I was keeping it out of guilt, feeling that it should be a living tribute to my dad. As I said, it was a pretty plant, and I felt guilty that I disliked it for where it came from. I now feel guilty for throwing it out, knowing I only did it because it came from her, I still have all the other plants from the funeral.

I can't win. I'll probably feel guilty about this stinking houseplant for the rest of my life! I guess my DMIL wins again.


----------



## Ninn (Oct 28, 2006)

Don't give her power over you that she doesn't deserve. The thought that came with that plant was never a good one, even though the plant itself was pretty and unusual. Maybe you can pass it along to someone who will be able to love it without the baggage that came with it. And let go of the guilt, my friend. It's just a plant. Your love for your father will not change just because you removed something that reminds you of an ugly person.


----------



## Guest (Mar 26, 2008)

Could be worse!

My Grandma was given a bunch of seeds to grow. She was known for being able to grow just about anything and she loved to share her plants. She never did learn the scientific name of them or really cared about the technical side of horticulture. She just liked to grow plants. Someone gave her the seeds to see if she could grow them. 

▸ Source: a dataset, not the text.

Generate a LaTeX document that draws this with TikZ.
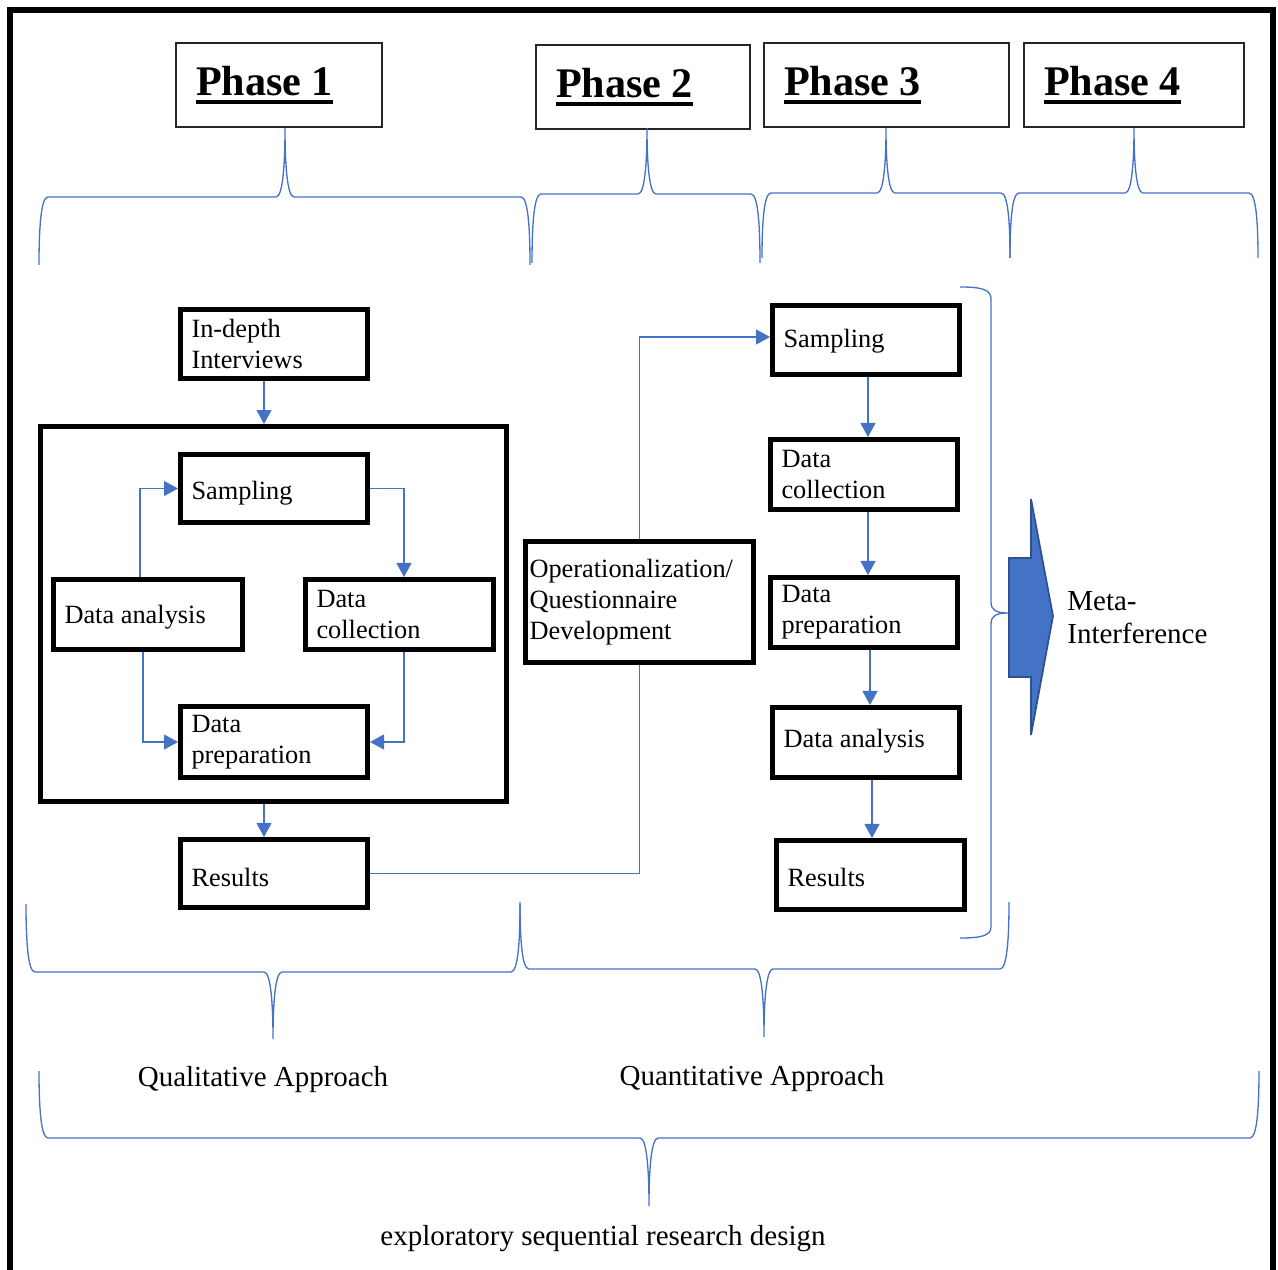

The plants grew, but Grandma didn't know what it was and it didn't have really pretty blooms. She decided she didn't like it at all. She waited for the plant to turn to seed and then she took it out of it's pot. Since she considered it bad luck to intentionally kill a plant, she threw it over the fence into our cow pasture. 

It wasn't until later on after Dad mowed the pasture and spread the seeds all over and their smart aleck daughter (me) told them that Granny was growing pot and they just spread hundreds of seeds over their pasture. :rock:


If the plant doesn't give you joy, get rid of it. No sense in having that bad carma floating over your abode.


----------



## pinemead (Jan 18, 2003)

I'd look at it as a liberating decision. It it doesn't give you joy or warm memories, TOSS IT! And don't feel guilty of the reason.


----------



## lickcreek (Apr 7, 2006)

Tonya - that is too funny! 

I know I got rid of it because of it's "bad karma". And I have to say, when I walked in the house last night, there was a lighter feeling in the mudroom (that's where it resided) just by having it gone. I realize that silly plant had bad feelings associated with it for me, and I feel better that it's gone.

I think the only reason I feel a little guilty is that I know DH would like to have a better relationship with his DM. Throwing out a gift from her is somehow not supportive of that. But deep down I realize that keeping this plant is not going to correct the years of cr*p she has given us, but instead it was a reminder of that. I don't think DH realized that it came from her, and he hasn't said one word about it being gone. 

I guess it's okay to be happy that it is gone, and if DH does say something, a little white lie about it's demise would be appropriate. No reason to make him feel bad, too, right?


----------



## Sumer (May 24, 2003)

I think its perfectly OK to get rid of it if it brings such bad feelings into your life. Now you have put something where it was with someting that makes you feel good. That way you wont have lingering guilt every time you look at the space where it was.

~~Sumer


----------



## Woodpecker (Mar 8, 2007)

i think its good you tossed it you should feel realived. it didnt represent anything pleasent. your father lives on in you not a plant. plants make good compost anyway!

tonya that cracked me up.


----------